The company is setting up two ferrochrome plants with a capacity of 75,000 tonnes per annum that will eventually provide raw material to its proposed integrated steel plant in Orissa.
New Delhi, Dec. 26
JINDAL Stainless Ltd expects to operationalise its second chrome furnace in Orissa by the end of January.
The company is likely to achieve a capacity utilisation level of 50-60 per cent at its two chrome plants by February-March, the Director-Finance, Mr Arvind Parakh, told Business Line.
The company is setting up two ferrochrome plants with a capacity of 75,000 tonnes per annum that will eventually provide raw material to its proposed integrated steel plant in Orissa. Installation of the first furnace was due in September this year, but was delayed by two months resulting in around Rs 20-crore cost escalation for the company, officials said.
The delays were due to the problems faced by the company on various fronts with the State Government plus the rains that delayed works, they said. Its plans had suffered for several reasons such as non-linkages for chromium ore, power and several other factors. "Only during the last 15 days have chrome prices fallen and things stabilised. During July-August, our works suffered because of the rains. Construction work became slow and so many other related problems," the officials said.
Jindal Stainless is setting up a 1.5-million-tonne per annum fully integrated stainless steel plant in Orissa to be followed by a six-lakh-tonne unit with an investment in the range of Rs 500-600 crore. The company has a four-lakh-tonne per annum stainless steel manufacturing facility at Hissar in Haryana.

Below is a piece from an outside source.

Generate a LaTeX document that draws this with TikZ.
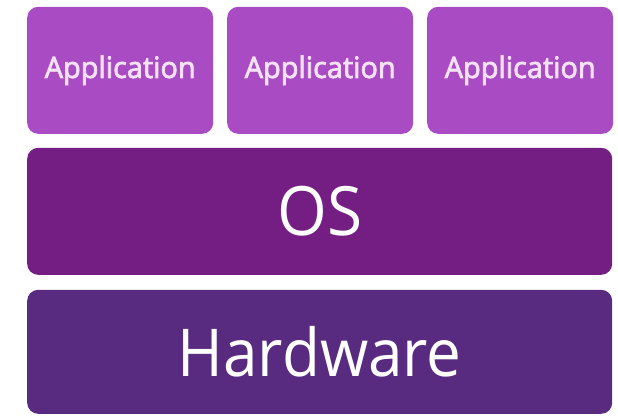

Since ferrochrome forms an essential raw material for manufacturing stainless steel, the company is taking the backward integration route by first implementing the ferrochrome project in Orissa.
Currently, Jindal Stainless requires 80,000 tonnes per annum of ferrochrome, which is partly being sourced from its own captive facility in Vishakapatnam, with a capacity of 40,000 tonnes per annum. The rest is outsourced, officials said.